2006 trading environment
Whilst we do not yet have the data to assess the 2005 movement in the industry's capital and surplus, the sheer size of the 2005 hurricane losses suggests that it is unlikely to have grown, even after the new capital raised by reinsurers in the last quarter of 2005.
Positive dynamics affecting pricing in 2006 include:
- Insurers and reinsurers are re-evaluating and reducing the amount of exposure they will accept in major catastrophe zones. In part this is recognition of the likelihood of increased intensity of windstorms and in part it is a correction by some of what has been shown to be a vulnerable business model with balance sheets over exposed to multiple, if not single, events. Rating agencies have taken a hard line and are forcing reinsurers to reduce peak exposures;
- The major modelling agencies are reviewing and expected to increase their assessment of damage factors from major events.
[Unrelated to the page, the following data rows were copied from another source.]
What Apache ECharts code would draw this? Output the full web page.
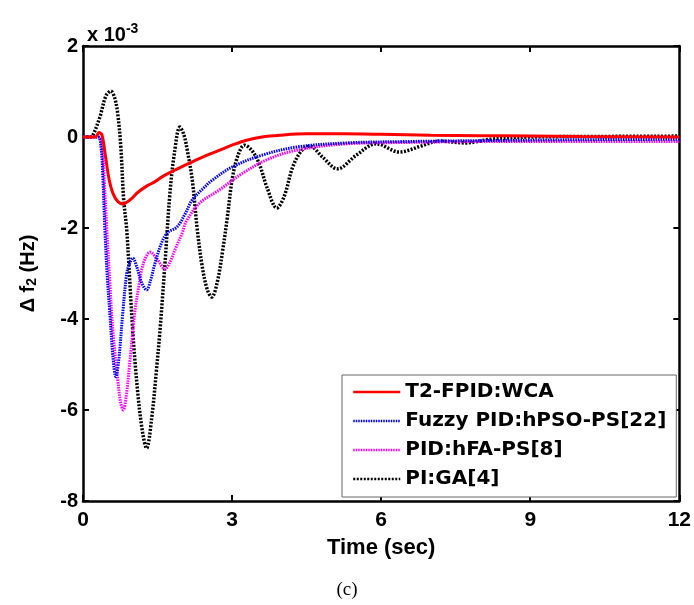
<!DOCTYPE html>
<html><head><meta charset="utf-8">
<script src="https://cdn.jsdelivr.net/npm/echarts@6/dist/echarts.min.js"></script>
<style>html,body{margin:0;padding:0;background:#fff}#c{width:694px;height:605px}</style>
</head><body><div id="c"></div>
<script>
const seriesNames = ['T2-FPID:WCA', 'Fuzzy PID:hPSO-PS[22]', 'PID:hFA-PS[8]', 'PI:GA[4]'];
const xTicks = [0, 3, 6, 9, 12];
const yTicks = [-8, -6, -4, -2, 0, 2];
// [time (s), deviation (x 1e-3 Hz)]
const red = [[0,0],[0.25,0],[0.32,0.1],[0.38,0.05],[0.45,-0.4],[0.52,-0.9],[0.6,-1.23],[0.7,-1.42],[0.8,-1.47],[0.95,-1.38],[1.1,-1.22],[1.28,-1.08],[1.45,-0.98],[1.6,-0.87],[1.9,-0.7],[2.15,-0.57],[2.45,-0.42],[2.75,-0.29],[3.0,-0.18],[3.29,-0.07],[3.6,0],[3.96,0.04],[4.5,0.07],[5.2,0.07],[6,0.06],[7,0.04],[8,0.03],[9,0.02],[10,0.01],[12,0]];
const blue = [[0,0],[0.3,0],[0.36,-0.2],[0.4,-0.9],[0.44,-2.04],[0.49,-3.1],[0.54,-3.87],[0.6,-4.8],[0.66,-5.27],[0.72,-4.9],[0.8,-3.87],[0.88,-3.0],[0.94,-2.77],[1.0,-2.66],[1.08,-2.85],[1.18,-3.2],[1.28,-3.36],[1.36,-3.15],[1.45,-2.77],[1.58,-2.33],[1.7,-2.1],[1.89,-1.98],[2.05,-1.7],[2.2,-1.38],[2.4,-1.15],[2.6,-0.95],[3.0,-0.66],[3.6,-0.4],[4.3,-0.22],[5.3,-0.13],[6.5,-0.1],[8,-0.08],[10,-0.06],[12,-0.05]];
const magenta = [[0,0],[0.32,0],[0.38,-0.15],[0.43,-1.0],[0.48,-2.04],[0.54,-3.2],[0.6,-4.24],[0.7,-5.34],[0.76,-5.85],[0.81,-6.0],[0.87,-5.7],[0.94,-4.97],[1.04,-3.87],[1.12,-3.3],[1.18,-2.92],[1.26,-2.65],[1.35,-2.53],[1.5,-2.7],[1.65,-2.9],[1.75,-2.75],[1.85,-2.48],[2.0,-2.1],[2.08,-1.85],[2.35,-1.45],[2.75,-1.16],[3.15,-0.84],[3.7,-0.5],[4.3,-0.29],[5.3,-0.15],[6.5,-0.12],[8,-0.1],[10,-0.1],[12,-0.1]];
const black = [[0,0],[0.15,0],[0.2,0.04],[0.34,0.44],[0.46,0.9],[0.56,1.01],[0.64,0.85],[0.7,0.5],[0.76,-0.2],[0.82,-1.4],[0.88,-2.04],[1.0,-4.24],[1.1,-5.6],[1.2,-6.5],[1.28,-6.84],[1.38,-6.2],[1.48,-5.1],[1.55,-4.24],[1.65,-2.77],[1.75,-1.23],[1.84,-0.35],[1.95,0.22],[2.03,0.05],[2.1,-0.3],[2.2,-0.95],[2.3,-2.04],[2.4,-2.85],[2.5,-3.35],[2.59,-3.52],[2.7,-3.2],[2.81,-2.5],[2.9,-1.8],[3.01,-0.88],[3.12,-0.4],[3.25,-0.18],[3.4,-0.3],[3.55,-0.6],[3.7,-1.1],[3.9,-1.56],[4.05,-1.3],[4.22,-0.66],[4.4,-0.3],[4.56,-0.2],[4.82,-0.44],[5.12,-0.7],[5.5,-0.4],[5.9,-0.15],[6.37,-0.33],[6.8,-0.2],[7.17,-0.09],[7.7,-0.13],[8.2,-0.05],[9,0],[10,0.01],[12,0.02]];

const FONT = 'Liberation Sans, Arial, sans-serif';
const LFONT = 'DejaVu Sans, Liberation Sans, sans-serif';
const chart = echarts.init(document.getElementById('c'));
const lineSeries = (name, data, color, type, width) => ({
  name, type: 'line', data, smooth: 0.35, symbol: 'none', xAxisIndex: 0, yAxisIndex: 0,
  lineStyle: { color, width, type }, itemStyle: { color }
});
const tickStyle = { inside: true, length: 6, lineStyle: { color: '#000', width: 2 } };
const lineStyleAx = { show: true, onZero: false, lineStyle: { color: '#000', width: 2.5 } };
chart.setOption({
  animation: false,
  backgroundColor: '#fff',
  grid: { left: 83, right: 13, top: 46, bottom: 104, show: false },
  title: [
    { text: 'x 10{s|-3}', left: 82, top: 17, textStyle: { fontFamily: FONT, fontSize: 20, fontWeight: 'bold', color: '#000', rich: { s: { fontSize: 14, fontWeight: 'bold', fontFamily: FONT, padding: [0,0,12,0] } } } },
    { text: '(c)', left: 'center', top: 576, textStyle: { fontFamily: 'Liberation Serif, serif', fontSize: 19, fontWeight: 'normal', color: '#000' } }
  ],
  legend: {
    orient: 'vertical', left: 342, top: 375, width: 333,
    padding: [7, 10, 8, 10], itemGap: 9, itemWidth: 47, itemHeight: 14,
    borderColor: '#666', borderWidth: 1, backgroundColor: '#fff',
    lineStyle: { width: 2.5 },
    itemStyle: { opacity: 0 },
    textStyle: { fontFamily: LFONT, fontSize: 20, fontWeight: 'bold', color: '#000', width: 270 },
    data: seriesNames
  },
  xAxis: [
    { type: 'value', min: 0, max: 12, interval: 3, name: 'Time (sec)', nameLocation: 'middle', nameGap: 36,
      nameTextStyle: { fontFamily: FONT, fontSize: 22, fontWeight: 'bold', color: '#000' },
      axisLine: lineStyleAx, axisTick: tickStyle,
      axisLabel: { fontFamily: FONT, fontSize: 21, fontWeight: 'bold', color: '#000', margin: 9, formatter: v => xTicks.includes(v) ? String(v) : '' },
      splitLine: { show: false } },
    { type: 'value', position: 'top', min: 0, max: 12, interval: 3,
      axisLine: lineStyleAx, axisTick: tickStyle,
      axisLabel: { show: false }, splitLine: { show: false } }
  ],
  yAxis: [
    { type: 'value', min: -8, max: 2, interval: 2,
      name: 'Δ f{s|2} (Hz)', nameLocation: 'middle', nameGap: 45, nameRotate: 90,
      nameTextStyle: { fontFamily: FONT, fontSize: 20, fontWeight: 'bold', color: '#000', rich: { s: { fontSize: 14, fontWeight: 'bold', fontFamily: FONT, padding: [0,0,-8,0] } } },
      axisLine: lineStyleAx, axisTick: tickStyle,
      axisLabel: { fontFamily: FONT, fontSize: 20, fontWeight: 'bold', color: '#000', margin: 5, formatter: v => yTicks.includes(v) ? String(v) : '' },
      splitLine: { show: false } },
    { type: 'value', position: 'right', min: -8, max: 2, interval: 2,
      axisLine: lineStyleAx, axisTick: tickStyle,
      axisLabel: { show: false }, splitLine: { show: false } }
  ],
  series: [
    lineSeries(seriesNames[3], black, '#000', [2, 1.5], 3.5),
    lineSeries(seriesNames[2], magenta, '#ff00ff', [1.5, 1], 3),
    lineSeries(seriesNames[1], blue, '#0000ff', [1.5, 1], 3),
    lineSeries(seriesNames[0], red, '#ff0000', 'solid', 3)
  ]
});
</script></body></html>
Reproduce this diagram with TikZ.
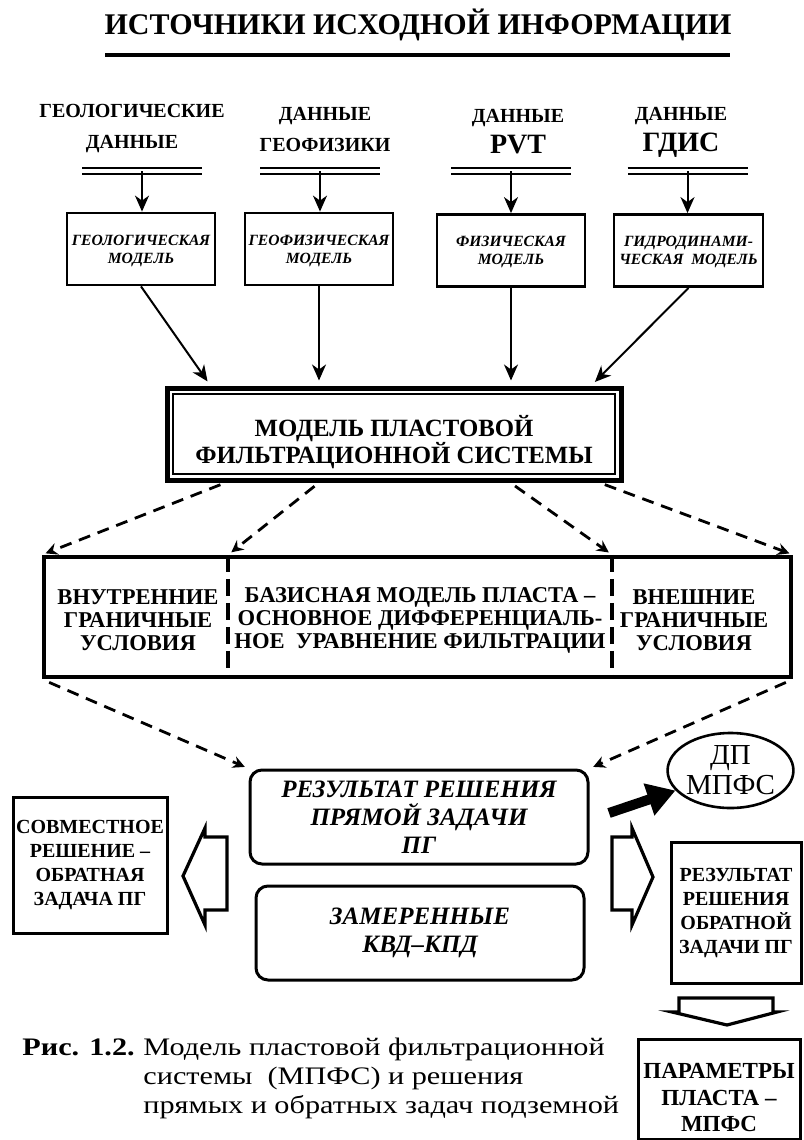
\documentclass[tikz,border=0pt]{standalone}
\usepackage{fontspec}
\setmainfont{Liberation Serif}
\newfontfamily\capfont[FakeStretch=1.2]{Liberation Serif}
\usetikzlibrary{arrows.meta,calc,shapes.geometric}

\tikzset{
  srclabel/.style={font=\bfseries\fontsize{10}{15.5}\selectfont, align=center, inner sep=0pt},
  srcbar/.style={line width=0.8pt, double distance=2.2pt},
  feed/.style={line width=1pt, -{Stealth[length=8pt,width=7pt,inset=2.5pt]}},
  modelbox/.style={draw, line width=1.4pt, minimum width=74pt, minimum height=36pt, inner sep=1pt,
    text depth=-4pt, align=center, font=\bfseries\itshape\fontsize{7.8}{9}\selectfont},
  spread/.style={line width=1.4pt, dash pattern=on 6pt off 4pt, shorten <=3pt, shorten >=2pt,
    -{Stealth[length=6pt,width=6pt,inset=2pt]}},
  bndtext/.style={align=center, inner sep=0pt, font=\bfseries\fontsize{11.3}{11.5}\selectfont},
  resbox/.style={draw, line width=1.5pt, rounded corners=6pt, minimum width=169pt, minimum height=47pt,
    align=center, font=\bfseries\itshape\fontsize{12.5}{14}\selectfont},
  sidebox/.style={draw, line width=1.5pt, inner sep=1pt, align=center, font=\bfseries\fontsize{10}{12}\selectfont},
  blockarrow/.style={line width=1.6pt, line join=miter}
}

\begin{document}
\begin{tikzpicture}[x=0.5pt,y=-0.5pt]
\useasboundingbox (0,0) rectangle (803,1140);

\node[font=\bfseries\fontsize{15}{18}\selectfont] (title) at (418,25) {ИСТОЧНИКИ ИСХОДНОЙ ИНФОРМАЦИИ};
\draw[line width=2pt] (105,55) -- (730,55);

\node[srclabel] (src1) at (132,129) {ГЕОЛОГИЧЕСКИЕ\\ДАННЫЕ};
\node[srclabel] (src2) at (325,129) {ДАННЫЕ\\ГЕОФИЗИКИ};
\node[srclabel] (src3) at (518,132) {ДАННЫЕ\\{\fontsize{14}{15.5}\selectfont PVT}};
\node[srclabel] (src4) at (681,132) {ДАННЫЕ\\{\fontsize{14}{15.5}\selectfont ГДИС}};

\coordinate (bar1) at (142,171);
\coordinate (bar2) at (320,171);
\coordinate (bar3) at (511,171);
\coordinate (bar4) at (687.5,171);
\foreach \b in {bar1,bar2,bar3,bar4}
  \draw[srcbar] ([xshift=-30pt]\b) -- ([xshift=30pt]\b);

\node[modelbox] (geo) at (141,249) {ГЕОЛОГИЧЕСКАЯ\\МОДЕЛЬ};
\node[modelbox] (gph) at (319,249) {ГЕОФИЗИЧЕСКАЯ\\МОДЕЛЬ};
\node[modelbox] (phy) at (511,250.5) {ФИЗИЧЕСКАЯ\\МОДЕЛЬ};
\node[modelbox, minimum width=74.5pt] (hyd) at (688.5,250.5) {ГИДРОДИНАМИ-\\ЧЕСКАЯ\ \ МОДЕЛЬ};

\draw[feed] (bar1) -- (bar1 |- geo.north);
\draw[feed] (bar2) -- (bar2 |- gph.north);
\draw[feed] (bar3) -- (bar3 |- phy.north);
\draw[feed] (bar4) -- (bar4 |- hyd.north);

\node[draw, line width=2.5pt, minimum width=227pt, minimum height=46pt] (mpfs) at (394,434) {};
\draw[line width=0.8pt] ([shift={(4.2pt,-4.2pt)}]mpfs.north west) rectangle ([shift={(-4.2pt,4.2pt)}]mpfs.south east);
\node[align=center, font=\bfseries\fontsize{12.4}{13.5}\selectfont] (mpfstext) at ([yshift=-4pt]mpfs.center)
  {МОДЕЛЬ ПЛАСТОВОЙ\\ФИЛЬТРАЦИОННОЙ СИСТЕМЫ};

\draw[feed, shorten >=2.5pt] (geo.south) -- ($(mpfs.north west)!0.1!(mpfs.north east)$);
\draw[feed, shorten >=2.5pt] (gph.south) -- (gph.south |- mpfs.north);
\draw[feed, shorten >=2.5pt] (phy.south) -- (phy.south |- mpfs.north);
\draw[feed, shorten >=2.5pt] (hyd.south) -- ($(mpfs.north west)!0.93!(mpfs.north east)$);

\node[draw, line width=2.2pt, minimum width=373.5pt, minimum height=60pt] (bnd) at (417.5,617) {};
\coordinate (div1) at ($(bnd.north west)!0.248!(bnd.north east)$);
\coordinate (div2) at ($(bnd.north west)!0.759!(bnd.north east)$);
\draw[line width=2pt, dash pattern=on 8.5pt off 3.5pt] (div1) -- (div1 |- bnd.south);
\draw[line width=2pt, dash pattern=on 8.5pt off 3.5pt] (div2) -- (div2 |- bnd.south);

\node[bndtext] (inner) at (138,620) {ВНУТРЕННИЕ\\ГРАНИЧНЫЕ\\УСЛОВИЯ};
\node[bndtext] (basis) at (420,620) {БАЗИСНАЯ МОДЕЛЬ ПЛАСТА –\\ОСНОВНОЕ ДИФФЕРЕНЦИАЛЬ-\\НОЕ\ \ УРАВНЕНИЕ ФИЛЬТРАЦИИ};
\node[bndtext] (outer) at (694,620) {ВНЕШНИЕ\\ГРАНИЧНЫЕ\\УСЛОВИЯ};

\draw[spread] ($(mpfs.south west)!0.134!(mpfs.south east)$) -- (bnd.north west);
\draw[spread] ($(mpfs.south west)!0.337!(mpfs.south east)$) -- (div1);
\draw[spread] ($(mpfs.south west)!0.753!(mpfs.south east)$) -- (div2);
\draw[spread] ($(mpfs.south west)!0.947!(mpfs.south east)$) -- (bnd.north east);

\node[resbox] (direct) at (419,817) {РЕЗУЛЬТАТ РЕШЕНИЯ\\ПРЯМОЙ ЗАДАЧИ\\ПГ};
\node[resbox, minimum width=164pt] (meas) at (420,933) {ЗАМЕРЕННЫЕ\\КВД–КПД};

\draw[spread, shorten <=4pt] (bnd.south west) -- (direct.north west);
\draw[spread, shorten <=4pt] (bnd.south east) -- (direct.north east);

\node[draw, ellipse, line width=1.3pt, minimum width=61.5pt, minimum height=37.5pt, inner sep=0pt,
  align=center, font=\fontsize{14.5}{15}\selectfont] (dp) at (730.5,770.5) {ДП\\МПФС};
\coordinate (fatstart) at (609,813);
\draw[line width=5pt, -{Triangle[length=14pt,width=16pt]}] (fatstart) -- (dp.200);

\node[sidebox, minimum width=77pt, minimum height=68pt] (joint) at (90,865) {СОВМЕСТНОЕ\\РЕШЕНИЕ –\\ОБРАТНАЯ\\ЗАДАЧА ПГ};
\node[sidebox, minimum width=65pt, minimum height=70.5pt] (inverse) at (736,912.5) {РЕЗУЛЬТАТ\\РЕШЕНИЯ\\ОБРАТНОЙ\\ЗАДАЧИ ПГ};

\draw[blockarrow] (227,837) -- (205,837) -- (205,828) -- (183,876) -- (205,925) -- (205,910) -- (227,910) -- cycle;
\draw[blockarrow] (612,837) -- (632,837) -- (632,828) -- (653,877) -- (632,925) -- (632,910) -- (612,910) -- cycle;
\draw[blockarrow] (679,998) -- (773,998) -- (773,1012) -- (777,1012) -- (727,1025) -- (672,1012) -- (679,1012) -- cycle;

\node[sidebox, minimum width=81pt, minimum height=50pt] (params) at (719,1089) {};
\node[align=center, inner sep=0pt, font=\bfseries\fontsize{11.5}{13.25}\selectfont] (paramstext)
  at ([yshift=-4.5pt]params.center) {ПАРАМЕТРЫ\\ПЛАСТА –\\МПФС};

\node[anchor=base west, inner sep=0pt, font=\capfont\bfseries\fontsize{12.6}{14.5}\selectfont] (fig) at (22,1055) {Рис. 1.2.};
\node[anchor=north west, inner sep=0pt, align=left, font=\capfont\fontsize{12.6}{14.5}\selectfont] (caption) at (143,1038)
  {Модель пластовой фильтрационной\\системы\ \ (МПФС) и решения\\прямых и обратных задач подземной};
\end{tikzpicture}
\end{document}
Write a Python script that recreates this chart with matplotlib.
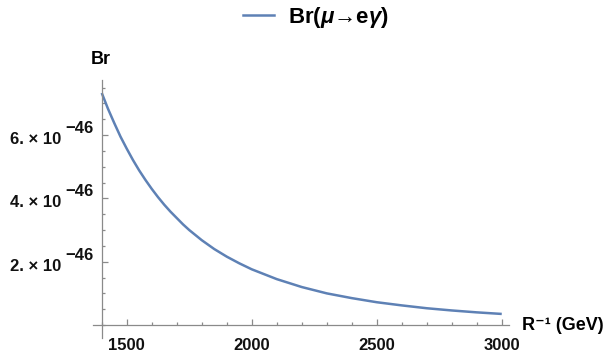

This may result in insurers and reinsurers reducing even further their business underwritten in catastrophe zones;
- The pricing of retrocessional reinsurance has increased dramatically, which should in turn force primary reinsurers to raise prices;
- Marine reinsurance pricing has increased markedly and this is expected to feed through to direct marine rates; and
- In the UK commercial motor class, we believe that a number of competitors are operating with combined ratios in excess of 100% and we would expect to see some reaction before too long.
Against this, we expect there to be increased competition in non-catastrophe zones and some major reinsurers have shown signs of trying to grow their market share, particularly in non-US international areas.